I was at a bit of a loose end yesterday – I had finished the marking and didn’t feel like doing anything very mentally demanding, so I decided to go up to my workroom and assemble a small project I have been working on for quilting. In the end, for some reason, I started playing around with the leftovers from that project to make a little piece just for fun. The fabric comes from a manufacturer’s sample that my ever resourceful mother got from a warehouse/shop in Leicester called Kisko. I think it cost about £3.50. So far this is the second mini-quilt I have used it in. The backing is a piece of Laura Ashley wool/cotton blend that I bought years ago and made a horrible dress from, and the binding was leftover from another project. The wadding is fusible cotton. It is a small piece – about 13″ by 16″ (33 x 41 cm).
Those are the bald facts. But this is in a small series I want to make about what I love about quilting. I want to make some small quilts which will eventually go on painted box canvasses exploring my love of the craft. So this one is a reference back to the very first quilt I ever made for my doll when I was a very little girl. I blogged about finding the book with the instructions some months ago.
So, I started to stitch together the leftover squares from the first project – to be completed – with a view to making a simple quilt. But then the spirit of Gee’s Bend descended, and I decided to do some liberated Gwen Marston-style piecing. The quilt really fell together, and I even found a bit of the peacock batik I used in the winter quilt which I posted recently and which was exactly the right colours to fit perfectly. Then I decided to quilt it pretty freestyle, but, of course, I couldn’t resist using my favourite motifs: the feather and the bubbles. To even it up I did the stylised sunflower up the side. I stitched the binding on, trying to fight off the embellishment fairy, but no, she won and out came the Golden Fluid Acrylics and I used some bronze paint. I think it really lifted the piece:
I normally paint over the stitching as it’s a wonderful way to hide wonky quilting, but on this occasion, spurred on by the Kemshalls’ wonderful painted quilts. I decided not to and I think the turquoise stitching and the bronze sing together. I don’t like the bars up the side much, I thought it needed something on that right hand side.

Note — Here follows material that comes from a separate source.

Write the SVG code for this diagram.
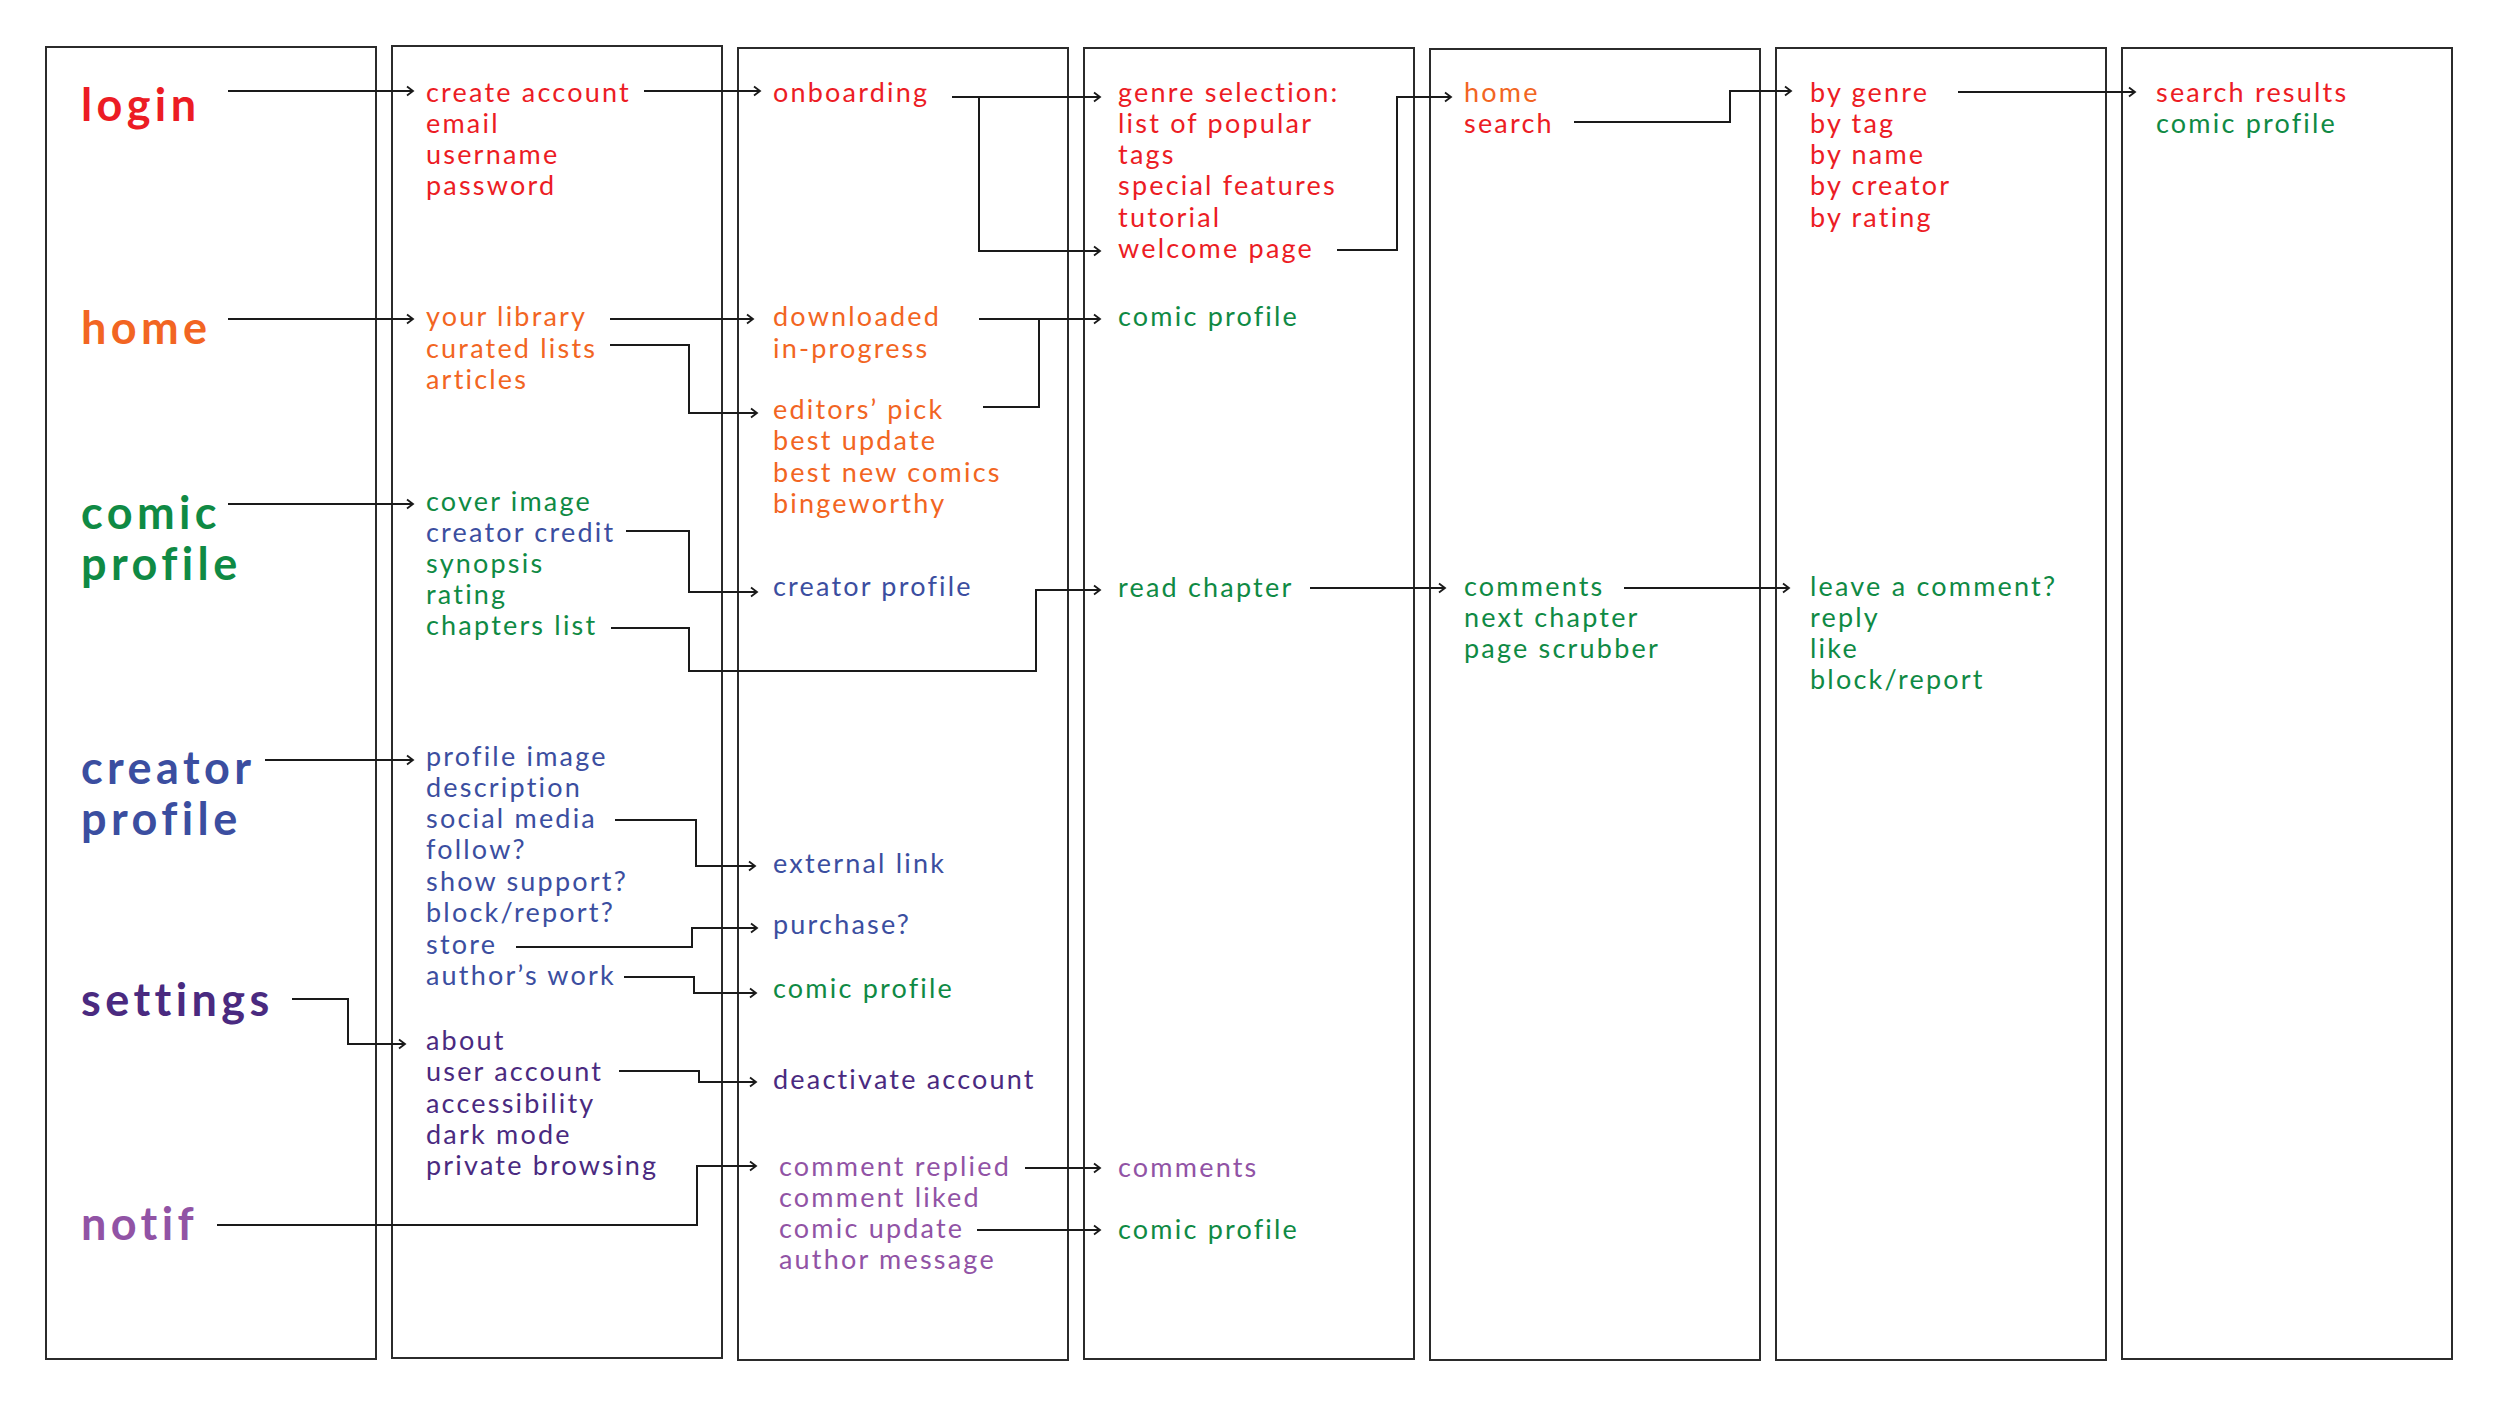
<svg xmlns="http://www.w3.org/2000/svg" width="2500" height="1406" viewBox="0 0 2500 1406">
<style>
.col{fill:none;stroke:#2b2b2b;stroke-width:2}
.t{font-family:Lato,"Open Sans","Liberation Sans",sans-serif;font-size:27px;font-weight:400;letter-spacing:2.2px}
.h{font-family:Lato,"Open Sans","Liberation Sans",sans-serif;font-size:45px;font-weight:700;letter-spacing:4.4px}
.red{fill:#ec1c24}.org{fill:#f26522}.grn{fill:#0f8a44}.blu{fill:#3b4ea0}.dpu{fill:#4a2a80}.lpu{fill:#9153a5}
.c path{fill:none;stroke:#1a1a1a;stroke-width:2;marker-end:url(#ah)}
</style>
<defs>
<marker id="ah" markerUnits="userSpaceOnUse" markerWidth="10" markerHeight="12" refX="7" refY="6" orient="auto" viewBox="0 0 10 12">
<path d="M1,1.5 L7,6 L1,10.5" fill="none" stroke="#1a1a1a" stroke-width="1.8"/>
</marker>
</defs>
<rect width="2500" height="1406" fill="#fff"/>
<g id="columns">
<rect class="col" x="46" y="47" width="330" height="1312"/>
<rect class="col" x="392" y="46" width="330" height="1312"/>
<rect class="col" x="738" y="48" width="330" height="1312"/>
<rect class="col" x="1084" y="48" width="330" height="1311"/>
<rect class="col" x="1430" y="49" width="330" height="1311"/>
<rect class="col" x="1776" y="48" width="330" height="1312"/>
<rect class="col" x="2122" y="48" width="330" height="1311"/>
</g>
<g id="n-login"><text class="h red" x="81" y="121">login</text></g>
<g id="n-home"><text class="h org" x="81" y="344">home</text></g>
<g id="n-comic-profile"><text class="h grn" x="81" y="529">comic</text><text class="h grn" x="81" y="580">profile</text></g>
<g id="n-creator-profile"><text class="h blu" x="81" y="784">creator</text><text class="h blu" x="81" y="835">profile</text></g>
<g id="n-settings"><text class="h dpu" x="81" y="1016">settings</text></g>
<g id="n-notif"><text class="h lpu" x="81" y="1240">notif</text></g>

<g id="n-account" class="t red"><text x="426" y="102">create account</text><text x="426" y="133">email</text><text x="426" y="164">username</text><text x="426" y="195">password</text></g>
<g id="n-home-items" class="t org"><text x="426" y="326">your library</text><text x="426" y="358">curated lists</text><text x="426" y="389">articles</text></g>
<g id="n-comic-items" class="t grn"><text x="426" y="511">cover image</text><text class="blu" x="426" y="542">creator credit</text><text x="426" y="573">synopsis</text><text x="426" y="604">rating</text><text x="426" y="635">chapters list</text></g>
<g id="n-creator-items" class="t blu"><text x="426" y="766">profile image</text><text x="426" y="797">description</text><text x="426" y="828">social media</text><text x="426" y="859">follow?</text><text x="426" y="891">show support?</text><text x="426" y="922">block/report?</text><text x="426" y="954">store</text><text x="426" y="985">author’s work</text></g>
<g id="n-settings-items" class="t dpu"><text x="426" y="1050">about</text><text x="426" y="1081">user account</text><text x="426" y="1113">accessibility</text><text x="426" y="1144">dark mode</text><text x="426" y="1175">private browsing</text></g>

<g id="n-onboarding" class="t red"><text x="773" y="102">onboarding</text></g>
<g id="n-library" class="t org"><text x="773" y="326">downloaded</text><text x="773" y="358">in-progress</text></g>
<g id="n-curated" class="t org"><text x="773" y="419">editors’ pick</text><text x="773" y="450">best update</text><text x="773" y="482">best new comics</text><text x="773" y="513">bingeworthy</text></g>
<g id="n-creator-link" class="t blu"><text x="773" y="596">creator profile</text></g>
<g id="n-external" class="t blu"><text x="773" y="873">external link</text></g>
<g id="n-purchase" class="t blu"><text x="773" y="934">purchase?</text></g>
<g id="n-comic-link1" class="t grn"><text x="773" y="998">comic profile</text></g>
<g id="n-deactivate" class="t dpu"><text x="773" y="1089">deactivate account</text></g>
<g id="n-notif-items" class="t lpu"><text x="779" y="1176">comment replied</text><text x="779" y="1207">comment liked</text><text x="779" y="1238">comic update</text><text x="779" y="1269">author message</text></g>

<g id="n-genre" class="t red"><text x="1118" y="102">genre selection:</text><text x="1118" y="133">list of popular</text><text x="1118" y="164">tags</text><text x="1118" y="195">special features</text><text x="1118" y="227">tutorial</text><text x="1118" y="258">welcome page</text></g>
<g id="n-comic-link2" class="t grn"><text x="1118" y="326">comic profile</text></g>
<g id="n-read" class="t grn"><text x="1118" y="597">read chapter</text></g>
<g id="n-comments-link" class="t lpu"><text x="1118" y="1177">comments</text></g>
<g id="n-comic-link3" class="t grn"><text x="1118" y="1239">comic profile</text></g>

<g id="n-home-search" class="t"><text class="org" x="1464" y="102">home</text><text class="red" x="1464" y="133">search</text></g>
<g id="n-reader" class="t grn"><text x="1464" y="596">comments</text><text x="1464" y="627">next chapter</text><text x="1464" y="658">page scrubber</text></g>

<g id="n-search-by" class="t red"><text x="1810" y="102">by genre</text><text x="1810" y="133">by tag</text><text x="1810" y="164">by name</text><text x="1810" y="195">by creator</text><text x="1810" y="227">by rating</text></g>
<g id="n-comment-actions" class="t grn"><text x="1810" y="596">leave a comment?</text><text x="1810" y="627">reply</text><text x="1810" y="658">like</text><text x="1810" y="689">block/report</text></g>

<g id="n-results" class="t"><text class="red" x="2156" y="102">search results</text><text class="grn" x="2156" y="133">comic profile</text></g>

<g id="connectors" class="c">
<path d="M228,91 H413"/>
<path d="M644,91 H760"/>
<path d="M952,97 H1100"/>
<path d="M979,97 V251 H1100"/>
<path d="M1337,250 H1397 V97 H1451"/>
<path d="M1574,122 H1730 V91 H1791"/>
<path d="M1958,92 H2135"/>
<path d="M228,319 H413"/>
<path d="M610,319 H753"/>
<path d="M610,345 H689 V413 H757"/>
<path d="M979,319 H1100"/>
<path d="M983,407 H1039 V319" style="marker-end:none"/>
<path d="M228,504 H413"/>
<path d="M626,531 H689 V592 H757"/>
<path d="M611,628 H689 V671 H1036 V590 H1100"/>
<path d="M1310,588 H1445"/>
<path d="M1624,588 H1789"/>
<path d="M265,760 H413"/>
<path d="M615,820 H696 V866 H755"/>
<path d="M516,947 H692 V928 H757"/>
<path d="M624,977 H694 V993 H756"/>
<path d="M292,999 H348 V1044 H405"/>
<path d="M619,1071 H699 V1082 H756"/>
<path d="M217,1225 H697 V1166 H756"/>
<path d="M1025,1168 H1100"/>
<path d="M977,1230 H1100"/>
</g>
</svg>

I didn’t notice until I looked at this real close-up that the paint on the flower has some sort of streak in it – it is barely visible to the naked eye (and turned out to be chalk!):
I liked the heavy quilting on it, and this is probably best seen from the back:
The wool-cotton gives it a lovely soft feel.
So, this was a very quick make – I finished stitching the binding on while watching a documentary about women in the church in antiquity with the medieval historian hurrumphing in my ear, so the whole thing was made in an evening. But it was a joy to make. Nothing tricky. Nothing to communicate. No theoretical or methodological point. Just a little quilt full of the things I love: great prints, sparkly blues, a bit of Bridget Riley, free quilting, liberated piecing, and painted surfaces. Even the striped fabric on the mitres on the binding matched. When I had finished it, I sat and stroked it and then propped it up and kept sneaking looks at it. I had a real, ‘I made that moment’ with it, which I haven’t had for a long time with the big complex pieces which take months to make. I wonder if it was because it was made from the starting point of love – what I love about quilting, and happy times making dolls’ quilts with my mother. I love quilting and embellishing surfaces. I certainly don’t do it through gritted teeth, but this very simple, unambitious piece brought me real joy and delight. The exercise of skill.
One other thing occurs to me. I seem to be in a real phase of wanting to show my skill as a maker. So things are being properly bound, and I am seaming panels together rather than doing raw edge applique. I am finding delight in going back to the prints I started out quilting with. I wonder if this is because in my job I get so much criticism – student feedback, reviewers’ comments on my research articles, gradings, ratings, league tables, stats, and the feeling that nothing is ever quite good enough. It’s my joke that if I said I had got the Nobel prize for physics I’d be met with, ‘Oh, we were rather hoping you’d get it for economics’. So maybe this is me telling myself that I am good at something, and that I do have real inimitable skill. It might be quilting as consolation, or it might be quilting as identity. Quilting to please myself.